((
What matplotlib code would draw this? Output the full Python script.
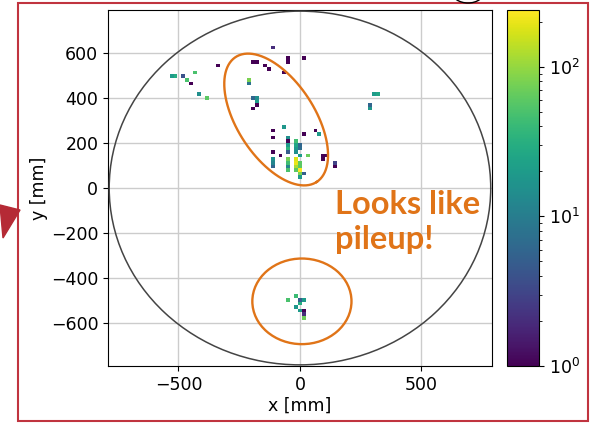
import numpy as np
import matplotlib.pyplot as plt
from matplotlib.colors import LogNorm
from matplotlib.patches import Circle, Ellipse, Rectangle, Polygon

# hit positions [mm] and counts per bin
x_mm = [-105, -41, 9, -200, -184, -54, -149, -133, -68, -336,
        -522, -505, -488, -430, -461, -445, -415, -383,
        -212, -212, -195, -179, -179, -179, -195,
        -105, -70, -105, 22, 56, 84, -54,
        -41, -24,
        -41, -24, -7,
        -54, -41, -24, -7,
        -118, -41, -24,
        -87, -7, 39, 88, 106,
        -105, -54, -41, -24, 102,
        -105, -41, -24, -7, 136,
        -105, -54, -24, 7, 149,
        -41, -24, -7, 7,
        -7, -7, 8, -7,
        298, 314, 292, 292,
        -41, -24, -11, -7, 23, 7, -24, -7, 9, 9, 9]
y_mm = [623, 575, 575, 557, 557, 557, 542, 528, 513, 542,
        498, 498, 498, 510, 481, 464, 418, 400,
        481, 464, 400, 400, 384, 369, 353,
        260, 276, 229, 246, 260, 244, 231,
        213, 213,
        196, 196, 196,
        182, 182, 182, 182,
        164, 164, 164,
        150, 150, 150, 150, 150,
        135, 135, 135, 135, 135,
        119, 119, 119, 119, 119,
        101, 101, 101, 101, 101,
        87, 87, 87, 87,
        73, 56, 56, 40,
        418, 418, 366, 351,
        -491, -479, -479, -491, -491, -509, -523, -541, -541, -553, -569]
counts = [2, 1, 1, 1, 1, 1, 1, 1, 1, 1,
          20, 30, 4, 50, 50, 1, 15, 60,
          80, 8, 6, 15, 20, 1, 1,
          1, 18, 1, 1, 1, 20, 15,
          1, 45,
          20, 25, 6,
          15, 20, 18, 7,
          1, 5, 15,
          1, 20, 70, 1, 1,
          15, 50, 25, 180, 1,
          12, 45, 200, 60, 3,
          6, 12, 120, 60, 1,
          50, 60, 70, 50,
          200, 80, 5, 20,
          20, 25, 6, 18,
          50, 20, 22, 5, 20, 30, 18, 20, 1, 2, 70]

orange = '#E07418'
fig = plt.figure(figsize=(5.92, 4.24), dpi=100)
ax = fig.add_axes([0.1824, 0.1368, 0.6486, 0.8396])
cax = fig.add_axes([0.8564, 0.1368, 0.054, 0.8396])

bins = np.linspace(-792, 792, 100)
h = ax.hist2d(x_mm, y_mm, bins=[bins, bins], weights=counts, cmin=1,
              cmap='viridis', norm=LogNorm(vmin=1, vmax=240), zorder=2)
ax.grid(True, color='#cccccc', linewidth=1, zorder=1)
ax.set_axisbelow(True)
ax.set_xlim(-790, 790)
ax.set_ylim(-790, 790)
ax.set_xticks([-500, 0, 500])
ax.set_yticks([-600, -400, -200, 0, 200, 400, 600])
ax.tick_params(labelsize=12.5)
ax.set_xlabel('x [mm]', fontsize=12.5, labelpad=2)
ax.set_ylabel('y [mm]', fontsize=12.5, labelpad=2)

ax.add_patch(Circle((0, 0), 785, fill=False, color='#444444', lw=1.1, zorder=3))

# annotations
t = np.linspace(0, 2 * np.pi, 200)
ax.plot(-98 + 167 * np.cos(t) + 133 * np.sin(t),
        304 - 277 * np.cos(t) + 94 * np.sin(t), color=orange, lw=1.7, zorder=4)
ax.add_patch(Ellipse((8, -503), 408, 380, fill=False, color=orange, lw=1.7, zorder=4))
fig.text(335 / 592, 1 - 222 / 424, 'Looks like\npileup!', color=orange,
         fontsize=23.5, fontweight='bold', family='Lato', va='center',
         linespacing=1.25)

cb = fig.colorbar(h[3], cax=cax)
cb.ax.tick_params(labelsize=12.5)

# slide frame
fig.add_artist(Rectangle((18 / 592, 3 / 424), 570 / 592, 418 / 424,
                         transform=fig.transFigure, fill=False,
                         color='#C0343F', lw=1.5))
fig.add_artist(Polygon([(0, 1 - 205 / 424), (20 / 592, 1 - 210 / 424), (3 / 592, 1 - 238 / 424)],
                       transform=fig.transFigure, color='#B52A35'))
fig.add_artist(Ellipse((468 / 592, 1 + 8 / 424), 32 / 592, 22 / 424,
                       transform=fig.transFigure, fill=False, color='black', lw=1.0))

fig.savefig('out.png', dpi=100)
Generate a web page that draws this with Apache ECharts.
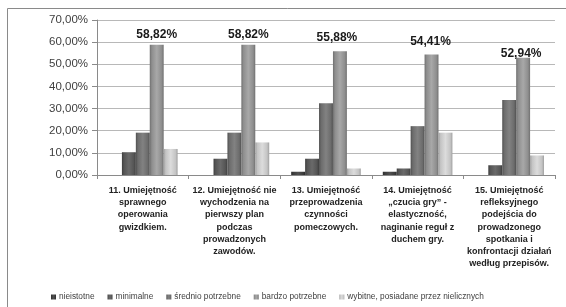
))
Exercise directions :: Using the material above, retype each entry exactly and omit the pictures.

Response to the exercise ::
What matplotlib code would draw this? Output the full Python script.
import numpy as np
import matplotlib.pyplot as plt
from matplotlib.colors import LogNorm
from matplotlib.patches import Circle, Ellipse, Rectangle, Polygon

# hit positions [mm] and counts per bin
x_mm = [-105, -41, 9, -200, -184, -54, -149, -133, -68, -336,
        -522, -505, -488, -430, -461, -445, -415, -383,
        -212, -212, -195, -179, -179, -179, -195,
        -105, -70, -105, 22, 56, 84, -54,
        -41, -24,
        -41, -24, -7,
        -54, -41, -24, -7,
        -118, -41, -24,
        -87, -7, 39, 88, 106,
        -105, -54, -41, -24, 102,
        -105, -41, -24, -7, 136,
        -105, -54, -24, 7, 149,
        -41, -24, -7, 7,
        -7, -7, 8, -7,
        298, 314, 292, 292,
        -41, -24, -11, -7, 23, 7, -24, -7, 9, 9, 9]
y_mm = [623, 575, 575, 557, 557, 557, 542, 528, 513, 542,
        498, 498, 498, 510, 481, 464, 418, 400,
        481, 464, 400, 400, 384, 369, 353,
        260, 276, 229, 246, 260, 244, 231,
        213, 213,
        196, 196, 196,
        182, 182, 182, 182,
        164, 164, 164,
        150, 150, 150, 150, 150,
        135, 135, 135, 135, 135,
        119, 119, 119, 119, 119,
        101, 101, 101, 101, 101,
        87, 87, 87, 87,
        73, 56, 56, 40,
        418, 418, 366, 351,
        -491, -479, -479, -491, -491, -509, -523, -541, -541, -553, -569]
counts = [2, 1, 1, 1, 1, 1, 1, 1, 1, 1,
          20, 30, 4, 50, 50, 1, 15, 60,
          80, 8, 6, 15, 20, 1, 1,
          1, 18, 1, 1, 1, 20, 15,
          1, 45,
          20, 25, 6,
          15, 20, 18, 7,
          1, 5, 15,
          1, 20, 70, 1, 1,
          15, 50, 25, 180, 1,
          12, 45, 200, 60, 3,
          6, 12, 120, 60, 1,
          50, 60, 70, 50,
          200, 80, 5, 20,
          20, 25, 6, 18,
          50, 20, 22, 5, 20, 30, 18, 20, 1, 2, 70]

orange = '#E07418'
fig = plt.figure(figsize=(5.92, 4.24), dpi=100)
ax = fig.add_axes([0.1824, 0.1368, 0.6486, 0.8396])
cax = fig.add_axes([0.8564, 0.1368, 0.054, 0.8396])

bins = np.linspace(-792, 792, 100)
h = ax.hist2d(x_mm, y_mm, bins=[bins, bins], weights=counts, cmin=1,
              cmap='viridis', norm=LogNorm(vmin=1, vmax=240), zorder=2)
ax.grid(True, color='#cccccc', linewidth=1, zorder=1)
ax.set_axisbelow(True)
ax.set_xlim(-790, 790)
ax.set_ylim(-790, 790)
ax.set_xticks([-500, 0, 500])
ax.set_yticks([-600, -400, -200, 0, 200, 400, 600])
ax.tick_params(labelsize=12.5)
ax.set_xlabel('x [mm]', fontsize=12.5, labelpad=2)
ax.set_ylabel('y [mm]', fontsize=12.5, labelpad=2)

ax.add_patch(Circle((0, 0), 785, fill=False, color='#444444', lw=1.1, zorder=3))

# annotations
t = np.linspace(0, 2 * np.pi, 200)
ax.plot(-98 + 167 * np.cos(t) + 133 * np.sin(t),
        304 - 277 * np.cos(t) + 94 * np.sin(t), color=orange, lw=1.7, zorder=4)
ax.add_patch(Ellipse((8, -503), 408, 380, fill=False, color=orange, lw=1.7, zorder=4))
fig.text(335 / 592, 1 - 222 / 424, 'Looks like\npileup!', color=orange,
         fontsize=23.5, fontweight='bold', family='Lato', va='center',
         linespacing=1.25)

cb = fig.colorbar(h[3], cax=cax)
cb.ax.tick_params(labelsize=12.5)

# slide frame
fig.add_artist(Rectangle((18 / 592, 3 / 424), 570 / 592, 418 / 424,
                         transform=fig.transFigure, fill=False,
                         color='#C0343F', lw=1.5))
fig.add_artist(Polygon([(0, 1 - 205 / 424), (20 / 592, 1 - 210 / 424), (3 / 592, 1 - 238 / 424)],
                       transform=fig.transFigure, color='#B52A35'))
fig.add_artist(Ellipse((468 / 592, 1 + 8 / 424), 32 / 592, 22 / 424,
                       transform=fig.transFigure, fill=False, color='black', lw=1.0))

fig.savefig('out.png', dpi=100)
Generate a web page that draws this with Apache ECharts.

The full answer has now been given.